Posts tagged with 'Puking Sucks'

It’s Only Funny Till Someone Pukes

  • Posted on January 14, 2010 at 1:45 am

Beer

I’ve realized now that since I’m in my thirties I just can’t drink anymore. Or, more accurately, I can’t drink the way I used to when I was in my twenties and wake up fresh as a daisy the next morning. Case in point, Saturday night I went to dinner with two of my friends, consumed a few Blue Moons, then went back to my friend’s house where I had a few Bud Lights, then came home where I decided it would be a great idea to top all of that off with a glass of white wine.
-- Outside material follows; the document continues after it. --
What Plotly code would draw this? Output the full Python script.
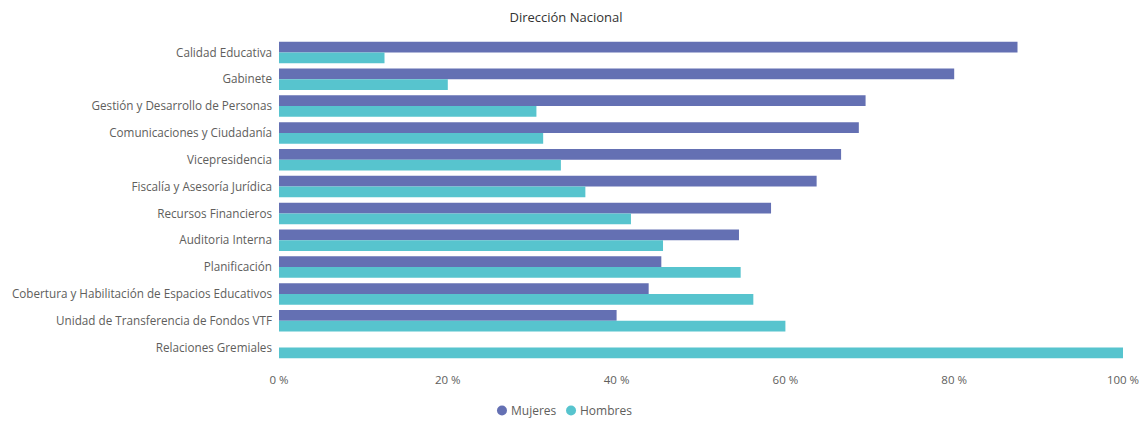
import plotly.graph_objects as go

# Datos
areas = [
    "Calidad Educativa",
    "Gabinete",
    "Gestión y Desarrollo de Personas",
    "Comunicaciones y Ciudadanía",
    "Vicepresidencia",
    "Fiscalía y Asesoría Jurídica",
    "Recursos Financieros",
    "Auditoria Interna",
    "Planificación",
    "Cobertura y Habilitación de Espacios Educativos",
    "Unidad de Transferencia de Fondos VTF",
    "Relaciones Gremiales",
]
mujeres = [87.5, 80.0, 69.5, 68.7, 66.6, 63.7, 58.3, 54.5, 45.3, 43.8, 40.0, 0.0]
hombres = [12.5, 20.0, 30.5, 31.3, 33.4, 36.3, 41.7, 45.5, 54.7, 56.2, 60.0, 100.0]
ticks = [0, 20, 40, 60, 80, 100]

c_muj = "#6470B3"
c_hom = "#57C4CE"
txt = "#605E5C"
fuente = "Open Sans, Segoe UI, sans-serif"

fig = go.Figure()
fig.add_trace(go.Bar(y=areas, x=mujeres, orientation="h", name="Mujeres",
                     marker=dict(color=c_muj, line=dict(width=0))))
fig.add_trace(go.Bar(y=areas, x=hombres, orientation="h", name="Hombres",
                     marker=dict(color=c_hom, line=dict(width=0))))

# leyenda compacta: círculo + texto
ley_y = -0.154
for nombre, col, xc, xt in [("Mujeres", c_muj, 0.2642, 0.2725),
                            ("Hombres", c_hom, 0.346, 0.3543)]:
    fig.add_shape(type="circle", xref="paper", yref="paper",
                  xsizemode="pixel", ysizemode="pixel", xanchor=xc, yanchor=ley_y,
                  x0=-5, x1=5, y0=-5, y1=5, fillcolor=col, line=dict(width=0))
    fig.add_annotation(text=nombre, xref="paper", yref="paper", x=xt, y=ley_y,
                       xanchor="left", yanchor="middle", showarrow=False,
                       font=dict(size=12, color=txt))

# la página tiene 8px de margen en el body
fig.update_layout(
    width=1140, height=413,
    margin=dict(l=271, r=25, t=31, b=60),
    paper_bgcolor="white", plot_bgcolor="white",
    barmode="group", bargap=0.2, bargroupgap=0,
    showlegend=False,
    font=dict(family=fuente, color=txt, size=12),
    title=dict(text="Dirección Nacional", x=0.4895, xref="container", xanchor="center",
               y=0.978, yanchor="middle", font=dict(size=13, color="#333333")),
)
fig.update_xaxes(range=[0, 100], tickvals=ticks, ticktext=[f"{t} %" for t in ticks],
                 showgrid=False, zeroline=False, showline=False, automargin=False,
                 ticklabelstandoff=10, tickfont=dict(size=11.5, color=txt))
fig.update_yaxes(autorange="reversed", showgrid=False, showline=False, automargin=False,
                 ticks="", ticklabelstandoff=6, tickfont=dict(size=11.7, color=txt))

fig.write_html("out.html")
I woke up on Sunday wanting to die.

Not only did I vomit up my entire breakfast of scrambled eggs not once, not twice, but THREE times, I also had the headache from hell ALL day long. I did not feel remotely human until 9:00PM that night. Ugh.
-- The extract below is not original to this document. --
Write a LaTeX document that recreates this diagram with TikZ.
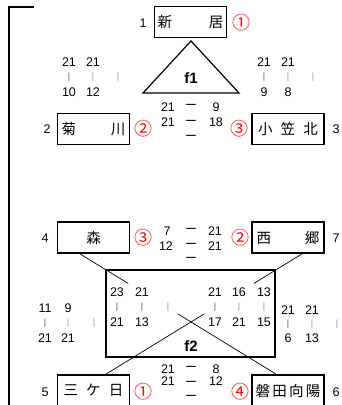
\documentclass[tikz,border=0pt]{standalone}
\usepackage{fontspec}
\setmainfont{Liberation Sans}
\newfontfamily\jp{Noto Sans CJK JP}
\usetikzlibrary{calc}
\begin{document}
\begin{tikzpicture}[x=1pt,y=-1pt,
  team/.style={draw,line width=1.8pt,minimum width=72pt,minimum height=31pt,inner sep=0pt,font=\jp\fontsize{14.5}{14.5}\selectfont},
  num/.style={inner sep=0pt,font=\fontsize{12.5}{12.5}\selectfont},
  seed/.style={inner sep=0pt,text=red,font=\jp\fontsize{18}{18}\selectfont},
  bar/.style={inner sep=0pt,text=black!65,font=\fontsize{9}{9}\selectfont},
  barl/.style={bar,text=black!42},
  dashmark/.style={inner sep=0pt,font=\jp\fontsize{12}{12}\selectfont},
  link/.style={line width=0.7pt},
  ftitle/.style={inner sep=0pt,font=\bfseries\fontsize{15}{15}\selectfont}
]
\useasboundingbox (0,0) rectangle (342,405);
% bracket
\coordinate (bra) at (34,7);
\coordinate (brb) at (9,7);
\coordinate (brc) at (9,406);
\draw[line width=2pt] (bra) -- (brb) -- (brc);

% ---------- f1 ----------
\node[team] (shinkyo) at (190.5,22) {\makebox[66pt]{新\hfill 居}};
\node[num] (n1) at (143,23) {1};
\node[seed] (s1) at (241,23) {①};
\coordinate (t1) at (191,41);
\coordinate (t2) at (143,93);
\coordinate (t3) at (239,93);
\draw[line width=1.2pt,line join=miter] (t1) -- (t2) -- (t3) -- cycle;
\node[ftitle] (f1) at (191,78) {f1};

\node[num] (a1) at (69,62) {21};
\node[num] (a2) at (93,62) {21};
\node[bar] (a3) at (69,77) {|};
\node[barl] (a4) at (93,77) {|};
\node[barl] (a5) at (118,77) {|};
\node[num] (a6) at (69,92) {10};
\node[num] (a7) at (93,92) {12};

\node[num] (b1) at (264,62) {21};
\node[num] (b2) at (288,62) {21};
\node[bar] (b3) at (264,77) {|};
\node[barl] (b4) at (288,77) {|};
\node[barl] (b5) at (313,77) {|};
\node[num] (b6) at (264,92) {9};
\node[num] (b7) at (288,92) {8};

\node[num] (c1) at (168,107) {21};
\node[dashmark] (c2) at (191,107) {ー};
\node[num] (c3) at (216,107) {9};
\node[num] (c4) at (168,122) {21};
\node[dashmark] (c5) at (191,123) {ー};
\node[num] (c6) at (216,122) {18};
\node[dashmark] (c7) at (191,138) {ー};

\node[team] (kiku) at (93.5,129) {\makebox[64pt]{菊\hfill 川}};
\node[num] (n2) at (47,129) {2};
\node[seed] (s2) at (143,129) {②};
\node[team] (koga) at (288,129) {\makebox[60pt]{小\hfill 笠\hfill 北}};
\node[seed] (s3) at (239,129) {③};
\node[num] (n3) at (336,129) {3};

% ---------- f2 ----------
\node[team] (mori) at (93.5,237.5) {森};
\node[num] (n4) at (45,238) {4};
\node[seed] (s4) at (143,238) {③};
\node[team] (saigo) at (288,237.5) {\makebox[63pt]{西\hfill 郷}};
\node[seed] (s5) at (240,238) {②};
\node[num] (n7) at (336,238) {7};

\node[num] (d1) at (167,231) {7};
\node[dashmark] (d2) at (191,231) {ー};
\node[num] (d3) at (215,231) {21};
\node[num] (d4) at (166,246) {12};
\node[dashmark] (d5) at (191,246) {ー};
\node[num] (d6) at (215,246) {21};
\node[dashmark] (d7) at (191,260) {ー};

\node[draw,line width=1.8pt,minimum width=169pt,minimum height=87pt,inner sep=0pt] (f2box) at (190.5,313.5) {};
\node[ftitle] (f2) at (191,346) {f2};

\node[num] (e1) at (117,292) {23};
\node[num] (e2) at (142,292) {21};
\node[bar] (e3) at (117,307) {|};
\node[bar] (e4) at (142,307) {|};
\node[barl] (e5) at (168,307) {|};
\node[num] (e6) at (117,322) {21};
\node[num] (e7) at (142,322) {13};

\node[num] (g1) at (215,292) {21};
\node[num] (g2) at (239,292) {16};
\node[num] (g3) at (264,292) {13};
\node[bar] (g4) at (215,307) {|};
\node[barl] (g5) at (239,307) {|};
\node[barl] (g6) at (264,307) {|};
\node[num] (g7) at (215,322) {17};
\node[num] (g8) at (239,322) {21};
\node[num] (g9) at (264,322) {15};

\node[num] (h1) at (45,308) {11};
\node[num] (h2) at (68,308) {9};
\node[bar] (h3) at (45,323) {|};
\node[barl] (h4) at (68,323) {|};
\node[barl] (h5) at (94,323) {|};
\node[num] (h6) at (45,338) {21};
\node[num] (h7) at (68,338) {21};

\node[num] (k1) at (288,310) {21};
\node[num] (k2) at (312,310) {21};
\node[bar] (k3) at (288,324) {|};
\node[barl] (k4) at (312,324) {|};
\node[barl] (k5) at (337,324) {|};
\node[num] (k6) at (288,338) {6};
\node[num] (k7) at (312,338) {13};

\node[team] (mikka) at (93.5,390.5) {\makebox[60pt]{三\hfill ケ\hfill 日}};
\node[num] (n5) at (45,392) {5};
\node[seed] (s6) at (143,392) {①};
\node[team] (iwata) at (288,390.5) {\makebox[65pt]{磐\hfill 田\hfill 向\hfill 陽}};
\node[seed] (s7) at (240,392) {④};
\node[num] (n6) at (336,392) {6};

\node[num] (m1) at (168,369) {21};
\node[dashmark] (m2) at (191,369) {ー};
\node[num] (m3) at (216,369) {8};
\node[num] (m4) at (168,381) {21};
\node[dashmark] (m5) at (191,384) {ー};
\node[num] (m6) at (216,381) {12};
\node[dashmark] (m7) at (191,398) {ー};

% connectors
\coordinate (ma) at ($(mori.south)+(-13.5,0)$);
\coordinate (ib) at ($(iwata.north)+(-12,0)$);
\coordinate (sa) at ($(saigo.south)+(14,0)$);
\coordinate (kb) at ($(mikka.north)+(12.5,0)$);
\draw[link] (ma) -- ($(ma)!0.246!(ib)$);
\draw[link] ($(ma)!0.5!(ib)$) -- (ib);
\draw[link] (sa) -- ($(sa)!0.246!(kb)$);
\draw[link] ($(sa)!0.5!(kb)$) -- (kb);
\end{tikzpicture}
\end{document}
What is even more disturbing is the fact that I had a clear warning sign about a month ago that my drinking days were numbered. I wrote last month about my friends Christmas party in December that they have every year, where vast amounts of wine are consumed till the wee hours of the morning. What I didn’t go into detail about was what happened to me at about 5:00A.M the next morning. I will now share that previously untold story with you as best I can remember.

I awoke in my friend’s living room having passed out on their loveseat. My friend Maria and her boyfriend were asleep on an air mattress and my friend’s boss was passed out, and snoring loudly, on the other couch. I felt my stomach start to churn and knew something was going to come out of at least one end of me very soon.

I ran to the bathroom and I did indeed have to pooh. But this wasn’t any old pooh…this was the kind that makes you hot and sweaty and you think you are going to die. So, naturally, I undressed myself while sitting on the toilet seat and clutched the wall for dear life. I was now only wearing white socks and my nude-colored cami that was pulled down around my waist.

All of a sudden, I felt like I was going to vomit, but I couldn’t get up off the toilet because I still had business to do down there, so I caught my puke in my hands. I am nothing if not multi-talented. Once the “battle of the bowels” was over, I was still so very hot…and they have a cool ceramic tile floor…so I put two and two together and rolled around on it until I felt better. Note, I was still only wearing socks and the cami. I feel that would have been the perfect Kodak moment for someone to have walked in on, but thank God there is no photographic evidence of that moment in time. NOT my finest hour.

So, now I’ve resigned myself to the fact that I’m getting old and will have to cut back on the alcohol for my own health and, most importantly, what’s left of my dignity. Sigh.